Charging Interworking Function

The Charging Interworking Function (CHF-IWF) is a powerful enabler for fast and easy mediation of real-time control of calls in fixed and mobile networks using INAP, CAMEL, DIAMETER or HTTP2. The CHF-IWF supports real-time billing for users in home and roaming networks. It can be configured to connect to any billing system via DIAMETER or CAMEL interfaces in order to perform real-time checks of customer balances, calculate charges for consumed services (like phone calls, sms pr gprs sessions), and prevent any unauthorized usage or balance overdrafts. The CHF-IWF is commonly used to harmonize and mediate between the network elements and the online charging system (OCS).

Features & Benefits

Handling of simultaneous conversion schemes

Supports conversion mode for any to any simultaneous conversion schemes for CAP, INAP, DIAMETER CC and HTTP2 N28/N40/Nchf or proxy mode for same protocol mediation. (E.g. CAPv1 to CAPv2)

Cross-technology billing

Enables sending CAP and INAP signals to the same DIAMETER element, allowing two networks with different technologies to operate with one single billing system (OCS).

Programmable via a simple scripting

Provides ability to quickly and easily implement conversion and mediation call flows using simple scripting language to shorten time-to-market.

Real-time control using the DIAMETER protocol

Extends standard DIAMETER Credit Control AVP set to enables complete call control by any connected OCS to the southbound protocols.

What makes CHF-IWF unique is its support for simultaneous conversion of both technologies within the same CAMEL SCP, and unifying the converted signaling to the same billing server (OCS). This enables operators managing multitechnology and multi-generational networks to use one billing system for all of their different network infrastructures, saving huge expenditures on upgrading entire network infrastructures or purchasing entirely new billing systems.

Another features that make the CHF-IWF special is the ability to customize the scenarios and the interfaces involved in a specific call flow. For example, you could easily translate an IDP message (service request) into a DIAMETER request towards a third-party system.

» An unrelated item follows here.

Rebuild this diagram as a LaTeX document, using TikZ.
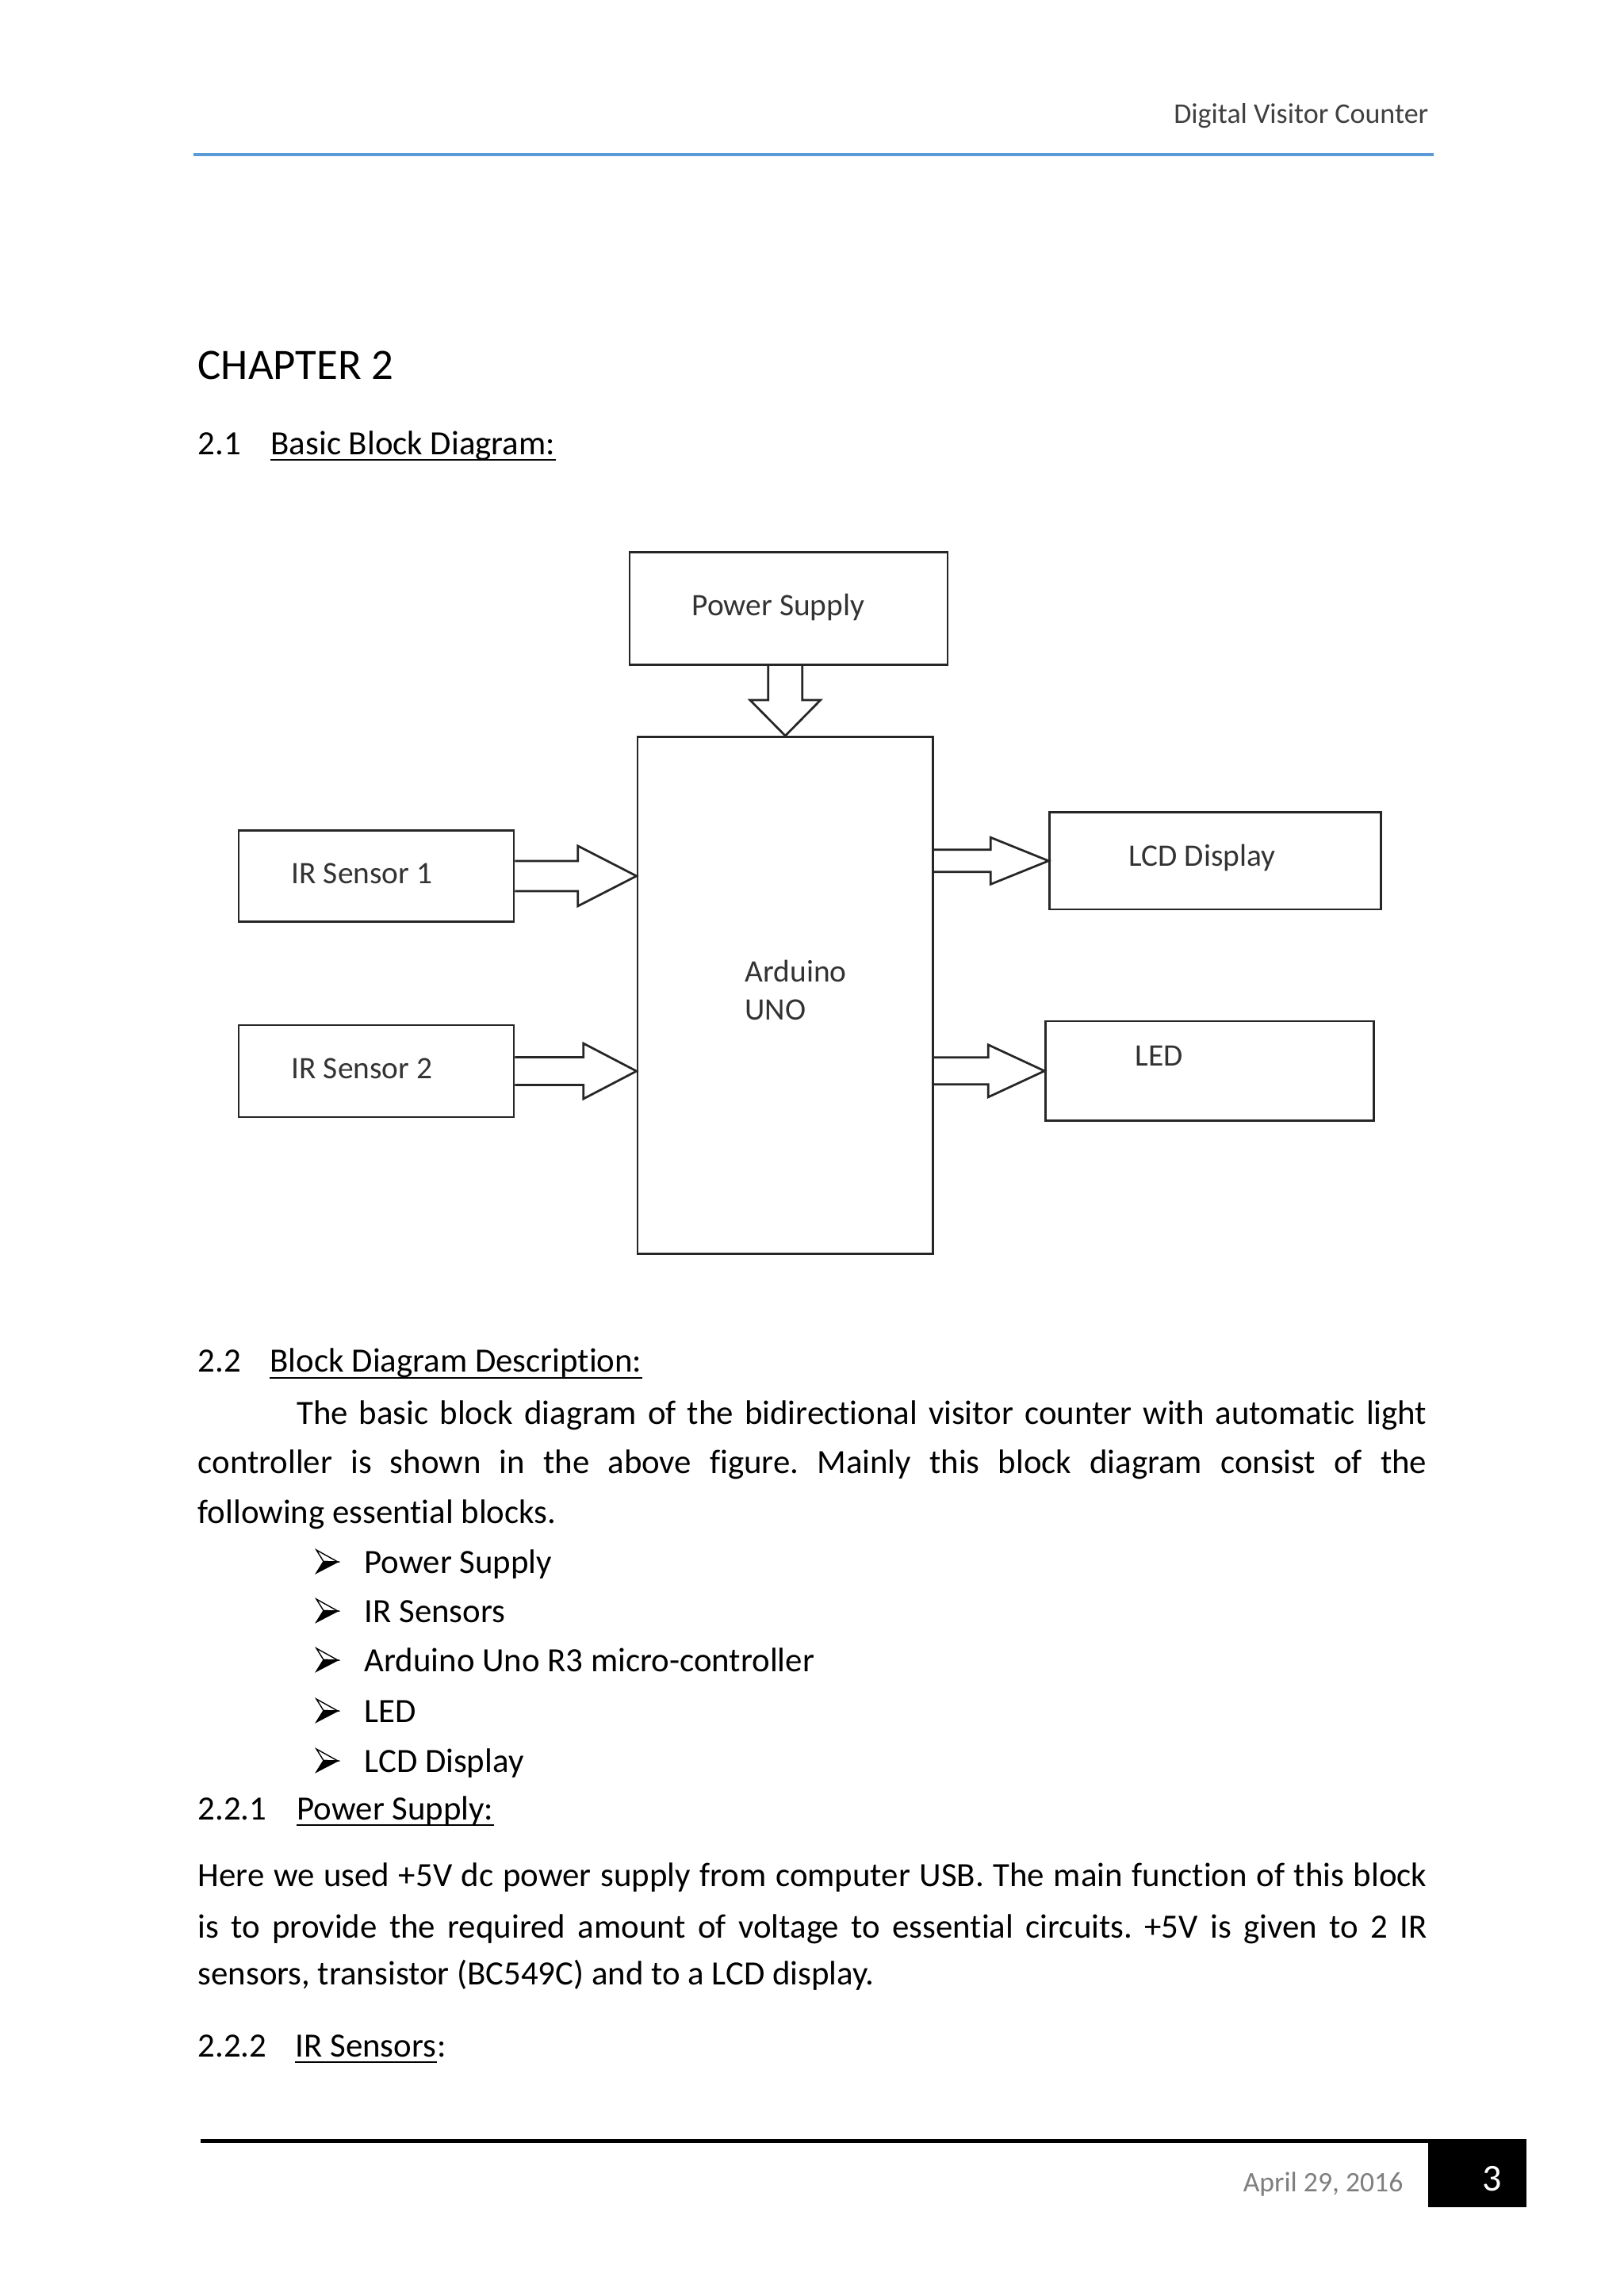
\documentclass[tikz,border=0pt]{standalone}
\usepackage{fontspec}
\setmainfont{Carlito}[Ligatures=NoCommon]
\usepackage{tikz}
\usetikzlibrary{calc}

\newdimen\px \px=0.10254mm
\definecolor{rulblue}{HTML}{5B9BD5}
\definecolor{headgray}{HTML}{404040}
\definecolor{dategray}{HTML}{7F7F7F}

% hollow block arrow: start, tip, shaft half width, head half width, head length
\newcommand{\fatarrow}[5]{%
  \draw[blockline] ($(#1)+(0,#3)$) -- ($(#2)+(-#5,#3)$) -- ($(#2)+(-#5,#4)$) -- (#2)
    -- ($(#2)+(-#5,-#4)$) -- ($(#2)+(-#5,-#3)$) -- ($(#1)+(0,-#3)$);}

\frenchspacing
\begin{document}
\begin{tikzpicture}[x=0.10254mm, y=-0.10254mm,
  block/.style n args={2}{draw=black!85, line width=0.8pt, inner sep=0pt,
    minimum width=#1*0.10254mm, minimum height=#2*0.10254mm},
  blockline/.style={draw=black!85, line width=0.8pt, line join=miter},
  lbl/.style={inner sep=0pt, text=black!80, font=\fontsize{11.5}{14}\selectfont},
  body/.style={inner sep=0pt, font=\fontsize{12.5}{15}\selectfont},
  uline/.style={line width=0.6pt},
  pointer/.pic={
    \filldraw[line width=0.4pt, line join=miter, fill=white] (0,0) -- (27,15) -- (9,14.5) -- cycle;
    \filldraw[line width=0.4pt, line join=miter] (0,29) -- (27,15) -- (9,14.5) -- cycle;}]

\fill[white] (0,0) rectangle (2048,2896);
\useasboundingbox (0,0) rectangle (2048,2896);

% page header
\node[inner sep=0pt, anchor=base east, text=headgray, font=\fontsize{10.5}{12}\selectfont] (hdr) at (1802,155) {Digital Visitor Counter};
\coordinate (hl) at (244,195);
\coordinate (hr) at (1808,195);
\draw[rulblue, line width=0.9pt] (hl) -- (hr);

\node[inner sep=0pt, anchor=base west, font=\fontsize{16}{19}\selectfont] (chap) at (249,478) {CHAPTER 2};

% 2.1
\node[body, anchor=base west] (n21) at (249,573) {2.1};
\node[body, anchor=base west] (t21) at (341,573) {Basic Block Diagram:};
\draw[uline] ($(t21.base west)+(0,7)$) -- ($(t21.base east)+(0,7)$);

% block diagram
\node[block={401}{142}] (ps) at (994.5,767.7) {};
\node[block={372.5}{652}] (ard) at (990.3,1255.4) {};
\node[block={347}{115}] (ir1) at (474.5,1104.9) {};
\node[block={347}{116}] (ir2) at (474.5,1351) {};
\node[block={418}{122.5}] (lcd) at (1532.7,1085.8) {};
\node[block={414}{125.6}] (led) at (1525.6,1350.8) {};

\node[lbl, anchor=west] (psT) at (872,766) {Power Supply};
\node[lbl, anchor=west, align=left] (ardT) at (939,1249) {Arduino\\UNO};
\node[lbl, anchor=west] (ir1T) at (367,1102) {IR Sensor 1};
\node[lbl, anchor=west] (ir2T) at (367,1348) {IR Sensor 2};
\node[lbl, anchor=west] (lcdT) at (1423,1082) {LCD Display};
\node[lbl, anchor=west] (ledT) at (1431,1332) {LED};

\coordinate (t1) at (ard.west |- ir1.east);
\coordinate (t2) at (ard.west |- ir2.east);
\coordinate (t3) at (lcd.west |- lcd.west);
\coordinate (t4) at (led.west |- led.west);
\fatarrow{ir1.east}{t1}{19}{38}{74}
\fatarrow{ir2.east}{t2}{17.5}{35}{67}
\fatarrow{ard.east |- lcd.west}{t3}{14}{29.5}{73}
\fatarrow{ard.east |- led.west}{t4}{17}{33}{71}

\coordinate (s0) at (ps.south -| ard.north);
\draw[blockline] ($(s0)+(-21.5,0)$) -- ($(ard.north)+(-21.5,-45)$) -- ($(ard.north)+(-44.4,-45)$)
  -- (ard.north) -- ($(ard.north)+(44.4,-45)$) -- ($(ard.north)+(21.5,-45)$) -- ($(s0)+(21.5,0)$);

% 2.2
\node[body, anchor=base west] (n22) at (249,1730) {2.2};
\node[body, anchor=base west] (t22) at (340,1730) {Block Diagram Description:};
\draw[uline] ($(t22.base west)+(0,8)$) -- ($(t22.base east)+(0,8)$);

\node[body, anchor=base west] (p1) at (373.5,1796) {\makebox[1425.5\px][s]{The basic block diagram of the bidirectional visitor counter with automatic light}};
\node[body, anchor=base west] (p2) at (249,1858) {\makebox[1550\px][s]{controller is shown in the above figure. Mainly this block diagram consist of the}};
\node[body, anchor=base west] (p3) at (249,1921) {following essential blocks.};

\foreach \yy/\txt [count=\i] in {1984/Power Supply, 2046/IR Sensors,
    2108/Arduino Uno R3 micro-controller, 2172/LED, 2235/LCD Display}{
  \pic at (399,\yy-29) {pointer};
  \node[body, anchor=base west] (li\i) at (459,\yy) {\txt};
}

% 2.2.1
\node[body, anchor=base west] (n221) at (249,2295) {2.2.1};
\node[body, anchor=base west] (t221) at (374,2295) {Power Supply:};
\draw[uline] ($(t221.base west)+(0,7)$) -- ($(t221.base east)+(0,7)$);

\node[body, anchor=base west] (q1) at (249,2379) {\makebox[1550\px][s]{Here we used +5V dc power supply from computer USB. The main function of this block}};
\node[body, anchor=base west] (q2) at (249,2444) {\makebox[1550\px][s]{is to provide the required amount of voltage to essential circuits. +5V is given to 2 IR}};
\node[body, anchor=base west] (q3) at (249,2503) {sensors, transistor (BC549C) and to a LCD display.};

% 2.2.2
\node[body, anchor=base west] (n222) at (249,2594) {2.2.2};
\node[body, anchor=base west] (t222) at (372,2594) {IR Sensors};
\node[body, anchor=base west] (c222) at (t222.base east) {:};
\draw[uline] ($(t222.base west)+(0,7)$) -- ($(t222.base east)+(0,7)$);

% page footer
\coordinate (fl) at (253,2700);
\node[fill=black, inner sep=0pt, minimum width=124*0.10254mm, minimum height=85*0.10254mm, anchor=north west] (pg) at (1800,2698) {};
\draw[line width=1.45pt] (fl) -- (fl -| pg.east);
\node[inner sep=0pt, anchor=base, text=white, font=\fontsize{14}{16}\selectfont] (pgno) at (1882,2763) {3};
\node[inner sep=0pt, anchor=base east, text=dategray, font=\fontsize{10.4}{12}\selectfont] (date) at (1770,2764) {April 29, 2016};

\end{tikzpicture}
\end{document}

This approach is much more flexible in comparison with traditional SCP architecture because the solution provider receives a powerful and flexible tool for creating new services without creating any constraint on the development environment he is familiar with. The manufacturer can dramatically decrease time to market while  deploying innovative services that will enrich its offering and strengthen competitive standing.

Technical specifications

SCTP

RFC2960

RFC3309

MTP 

ITU-T Q.700 through Q.707, Q.781, Q.782, Q.791

M2PA

RFC4165

M3UA

RFC3332

SCCP

ITU-T Q.711 through Q.a714 Connectionless Class 0 & 1

TCAP

ITU-T Q.700 through Q.707, Q.781, Q.782, Q.791

INAP

ETSI ETS 300 374-1

ITU-T Q.1218 CS-1R

HTTP2

RFC9113

RFC7541

CAP

GSM 09.78 (ETSI TS101 046 - V5.6.0) CAMEL Phase 1

GSM 09.78 (ETSI TS101 046 - V6.3.0) CAMEL Phase 2

GSM 09.78 (ETSI TS129 078 - V4.6.0) CAMEL Phase 3

3GPP TS 29.078 V7.3.0 R7, 3GPP TS 29.278 V7.0.0 R7 (IMS) CAMEL Phase 4

DIAMETER

RFC 4006 - Diameter Credit-Control Application

RFC 3588 / 6733 - Diameter base Protocol

3GPP TS 32.299 - Telecommunication management; Charging management; Diameter charging applications.